▶ [Problem to work on]
Write out each line exactly as given. Leave the pictures out of your copy.

▶ [Supplied data]
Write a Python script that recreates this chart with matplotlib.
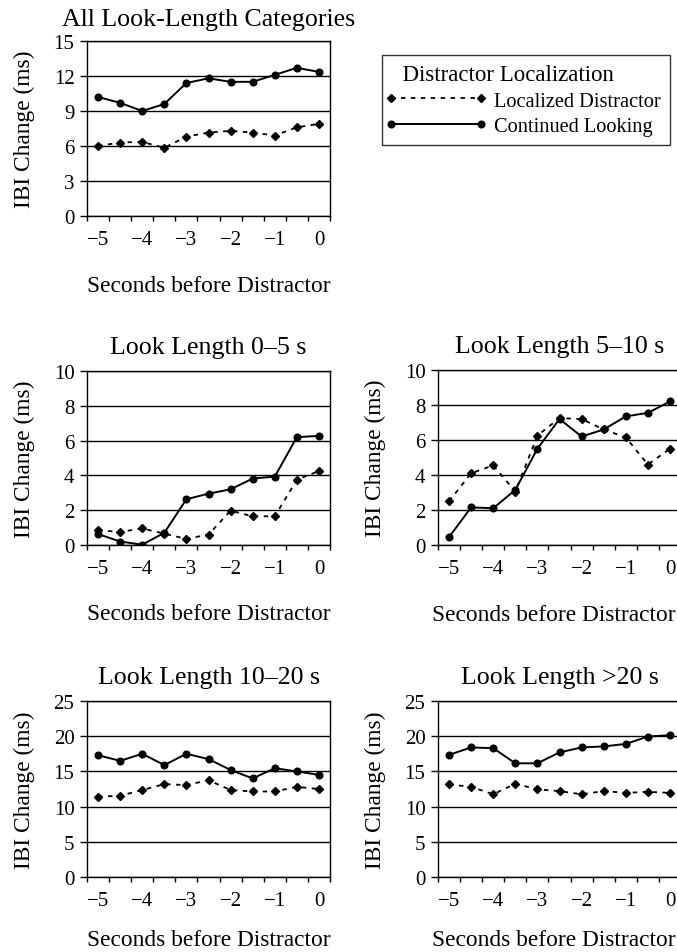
import numpy as np
import matplotlib
matplotlib.use("Agg")
import matplotlib.pyplot as plt
from matplotlib.lines import Line2D
from matplotlib.legend_handler import HandlerLine2D

plt.rcParams['font.family'] = ['Liberation Serif', 'DejaVu Serif']

# ---------------- data ----------------
seconds = [-5, -4.5, -4, -3.5, -3, -2.5, -2, -1.5, -1, -0.5, 0]
tick_labels = ["\u22125", "\u22124", "\u22123", "\u22122", "\u22121", "0"]
tick_positions = [-5, -4, -3, -2, -1, 0]

all_localized = [6.0, 6.3, 6.35, 5.85, 6.8, 7.15, 7.3, 7.15, 6.9, 7.6, 7.9]
all_continued = [10.2, 9.7, 9.0, 9.6, 11.4, 11.8, 11.5, 11.5, 12.1, 12.7, 12.35]

l05_localized = [0.85, 0.75, 0.95, 0.65, 0.35, 0.6, 1.97, 1.65, 1.65, 3.75, 4.25]
l05_continued = [0.63, 0.2, 0.02, 0.7, 2.63, 2.95, 3.2, 3.82, 3.93, 6.2, 6.27]

l510_localized = [2.5, 4.1, 4.55, 3.05, 6.25, 7.25, 7.2, 6.6, 6.15, 4.6, 5.5]
l510_continued = [0.45, 2.15, 2.1, 3.15, 5.5, 7.2, 6.2, 6.6, 7.35, 7.55, 8.2]

l1020_localized = [11.4, 11.55, 12.35, 13.2, 13.05, 13.75, 12.35, 12.15, 12.15, 12.8, 12.5]
l1020_continued = [17.3, 16.5, 17.5, 15.9, 17.5, 16.75, 15.2, 14.0, 15.45, 15.0, 14.5]

l20_localized = [13.15, 12.8, 11.75, 13.25, 12.45, 12.2, 11.75, 12.2, 11.95, 12.1, 11.95]
l20_continued = [17.35, 18.4, 18.3, 16.15, 16.15, 17.7, 18.4, 18.55, 18.9, 19.95, 20.15]

panel_titles = ["All Look-Length Categories", "Look Length 0\u20135 s", "Look Length 5\u201310 s",
                "Look Length 10\u201320 s", "Look Length >20 s"]
y_ticks = [[0, 3, 6, 9, 12, 15], [0, 2, 4, 6, 8, 10], [0, 2, 4, 6, 8, 10],
           [0, 5, 10, 15, 20, 25], [0, 5, 10, 15, 20, 25]]
series_localized = [all_localized, l05_localized, l510_localized, l1020_localized, l20_localized]
series_continued = [all_continued, l05_continued, l510_continued, l1020_continued, l20_continued]

legend_title = "Distractor Localization"
legend_labels = ["Localized Distractor", "Continued Looking"]
xlabel = "Seconds before Distractor"
ylabel = "IBI Change (ms)"

# ---------------- layout ----------------
W, H = 677, 953
fig = plt.figure(figsize=(W / 100, H / 100), dpi=100)


def px_axes(left, top, right, bottom):
    return fig.add_axes([left / W, 1 - bottom / H, (right - left) / W, (bottom - top) / H])


boxes = [(87, 42, 330, 217), (87, 372, 330, 546), (438, 371, 681, 546),
         (87, 702, 330, 878), (438, 702, 681, 878)]
title_y = [1.09, 1.105, 1.10, 1.10, 1.10]
xlabel_y = [-0.335, -0.335, -0.335, -0.295, -0.295]
xlabel_x = [0.5, 0.5, 0.476, 0.5, 0.476]

dash_kw = dict(color='black', lw=1.3, dashes=(2.5, 3.0), marker='D', ms=4.4)
solid_kw = dict(color='black', lw=1.4, ls='-', marker='o', ms=4.8)

TS = 18.6   # title size
TK = 15.0   # tick label size
LS = 16.8   # axis label size

for i, box in enumerate(boxes):
    ax = px_axes(*box)
    ax.plot(seconds, series_localized[i], **dash_kw)
    ax.plot(seconds, series_continued[i], **solid_kw)
    ax.set_xlim(-5.25, 0.25)
    yt = y_ticks[i]
    ax.set_ylim(yt[0], yt[-1])
    ax.set_yticks(yt)
    ax.set_yticklabels([str(v) for v in yt])
    ax.set_xticks(tick_positions)
    ax.set_xticklabels(tick_labels)
    ax.set_xticks(np.arange(-5.25, 0.26, 0.5), minor=True)
    ax.tick_params(axis='x', which='major', length=0, pad=10, labelsize=TK)
    ax.tick_params(axis='x', which='minor', length=3.5, width=1.0, direction='out')
    ax.tick_params(axis='y', which='major', length=5, width=1.0, pad=4, labelsize=TK)
    ax.grid(axis='y', color='black', lw=1.0)
    ax.set_axisbelow(True)
    for s in ax.spines.values():
        s.set_linewidth(1.0)
        s.set_color('black')
    ax.set_xlabel(xlabel, fontsize=LS)
    ax.xaxis.set_label_coords(xlabel_x[i], xlabel_y[i])
    ax.set_ylabel(ylabel, fontsize=LS)
    ax.yaxis.set_label_coords(-0.215, 0.5)
    ax.set_title(panel_titles[i], fontsize=TS, y=title_y[i], pad=0)


class MarkerInsetHandler(HandlerLine2D):
    def get_xdata(self, legend, xdescent, ydescent, width, height, fontsize):
        xdata = np.array([-xdescent, -xdescent + width])
        xm = np.array([-xdescent + 0.28 * width, -xdescent + 0.79 * width])
        return xdata, xm


h1 = Line2D([], [], **dash_kw)
h2 = Line2D([], [], **solid_kw)
leg = fig.legend([h1, h2], legend_labels, title="  " + legend_title,
                 loc='upper left', bbox_to_anchor=(382 / W, 1 - 56 / H),
                 borderaxespad=0,
                 fontsize=14.7, title_fontsize=16.5, alignment='left',
                 handlelength=4.4, handletextpad=0.65, labelspacing=0.3,
                 borderpad=0.45, frameon=True, fancybox=False, edgecolor='black',
                 handler_map={Line2D: MarkerInsetHandler(numpoints=2)})
leg.get_frame().set_linewidth(1.0)

fig.savefig("out.png", dpi=100, facecolor='white')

▶ [Finished exercise]
Write a Python script that recreates this chart with matplotlib.
import numpy as np
import matplotlib
matplotlib.use("Agg")
import matplotlib.pyplot as plt
from matplotlib.lines import Line2D
from matplotlib.legend_handler import HandlerLine2D

plt.rcParams['font.family'] = ['Liberation Serif', 'DejaVu Serif']

# ---------------- data ----------------
seconds = [-5, -4.5, -4, -3.5, -3, -2.5, -2, -1.5, -1, -0.5, 0]
tick_labels = ["\u22125", "\u22124", "\u22123", "\u22122", "\u22121", "0"]
tick_positions = [-5, -4, -3, -2, -1, 0]

all_localized = [6.0, 6.3, 6.35, 5.85, 6.8, 7.15, 7.3, 7.15, 6.9, 7.6, 7.9]
all_continued = [10.2, 9.7, 9.0, 9.6, 11.4, 11.8, 11.5, 11.5, 12.1, 12.7, 12.35]

l05_localized = [0.85, 0.75, 0.95, 0.65, 0.35, 0.6, 1.97, 1.65, 1.65, 3.75, 4.25]
l05_continued = [0.63, 0.2, 0.02, 0.7, 2.63, 2.95, 3.2, 3.82, 3.93, 6.2, 6.27]

l510_localized = [2.5, 4.1, 4.55, 3.05, 6.25, 7.25, 7.2, 6.6, 6.15, 4.6, 5.5]
l510_continued = [0.45, 2.15, 2.1, 3.15, 5.5, 7.2, 6.2, 6.6, 7.35, 7.55, 8.2]

l1020_localized = [11.4, 11.55, 12.35, 13.2, 13.05, 13.75, 12.35, 12.15, 12.15, 12.8, 12.5]
l1020_continued = [17.3, 16.5, 17.5, 15.9, 17.5, 16.75, 15.2, 14.0, 15.45, 15.0, 14.5]

l20_localized = [13.15, 12.8, 11.75, 13.25, 12.45, 12.2, 11.75, 12.2, 11.95, 12.1, 11.95]
l20_continued = [17.35, 18.4, 18.3, 16.15, 16.15, 17.7, 18.4, 18.55, 18.9, 19.95, 20.15]

panel_titles = ["All Look-Length Categories", "Look Length 0\u20135 s", "Look Length 5\u201310 s",
                "Look Length 10\u201320 s", "Look Length >20 s"]
y_ticks = [[0, 3, 6, 9, 12, 15], [0, 2, 4, 6, 8, 10], [0, 2, 4, 6, 8, 10],
           [0, 5, 10, 15, 20, 25], [0, 5, 10, 15, 20, 25]]
series_localized = [all_localized, l05_localized, l510_localized, l1020_localized, l20_localized]
series_continued = [all_continued, l05_continued, l510_continued, l1020_continued, l20_continued]

legend_title = "Distractor Localization"
legend_labels = ["Localized Distractor", "Continued Looking"]
xlabel = "Seconds before Distractor"
ylabel = "IBI Change (ms)"

# ---------------- layout ----------------
W, H = 677, 953
fig = plt.figure(figsize=(W / 100, H / 100), dpi=100)


def px_axes(left, top, right, bottom):
    return fig.add_axes([left / W, 1 - bottom / H, (right - left) / W, (bottom - top) / H])


boxes = [(87, 42, 330, 217), (87, 372, 330, 546), (438, 371, 681, 546),
         (87, 702, 330, 878), (438, 702, 681, 878)]
title_y = [1.09, 1.105, 1.10, 1.10, 1.10]
xlabel_y = [-0.335, -0.335, -0.335, -0.295, -0.295]
xlabel_x = [0.5, 0.5, 0.476, 0.5, 0.476]

dash_kw = dict(color='black', lw=1.3, dashes=(2.5, 3.0), marker='D', ms=4.4)
solid_kw = dict(color='black', lw=1.4, ls='-', marker='o', ms=4.8)

TS = 18.6   # title size
TK = 15.0   # tick label size
LS = 16.8   # axis label size

for i, box in enumerate(boxes):
    ax = px_axes(*box)
    ax.plot(seconds, series_localized[i], **dash_kw)
    ax.plot(seconds, series_continued[i], **solid_kw)
    ax.set_xlim(-5.25, 0.25)
    yt = y_ticks[i]
    ax.set_ylim(yt[0], yt[-1])
    ax.set_yticks(yt)
    ax.set_yticklabels([str(v) for v in yt])
    ax.set_xticks(tick_positions)
    ax.set_xticklabels(tick_labels)
    ax.set_xticks(np.arange(-5.25, 0.26, 0.5), minor=True)
    ax.tick_params(axis='x', which='major', length=0, pad=10, labelsize=TK)
    ax.tick_params(axis='x', which='minor', length=3.5, width=1.0, direction='out')
    ax.tick_params(axis='y', which='major', length=5, width=1.0, pad=4, labelsize=TK)
    ax.grid(axis='y', color='black', lw=1.0)
    ax.set_axisbelow(True)
    for s in ax.spines.values():
        s.set_linewidth(1.0)
        s.set_color('black')
    ax.set_xlabel(xlabel, fontsize=LS)
    ax.xaxis.set_label_coords(xlabel_x[i], xlabel_y[i])
    ax.set_ylabel(ylabel, fontsize=LS)
    ax.yaxis.set_label_coords(-0.215, 0.5)
    ax.set_title(panel_titles[i], fontsize=TS, y=title_y[i], pad=0)


class MarkerInsetHandler(HandlerLine2D):
    def get_xdata(self, legend, xdescent, ydescent, width, height, fontsize):
        xdata = np.array([-xdescent, -xdescent + width])
        xm = np.array([-xdescent + 0.28 * width, -xdescent + 0.79 * width])
        return xdata, xm


h1 = Line2D([], [], **dash_kw)
h2 = Line2D([], [], **solid_kw)
leg = fig.legend([h1, h2], legend_labels, title="  " + legend_title,
                 loc='upper left', bbox_to_anchor=(382 / W, 1 - 56 / H),
                 borderaxespad=0,
                 fontsize=14.7, title_fontsize=16.5, alignment='left',
                 handlelength=4.4, handletextpad=0.65, labelspacing=0.3,
                 borderpad=0.45, frameon=True, fancybox=False, edgecolor='black',
                 handler_map={Line2D: MarkerInsetHandler(numpoints=2)})
leg.get_frame().set_linewidth(1.0)

fig.savefig("out.png", dpi=100, facecolor='white')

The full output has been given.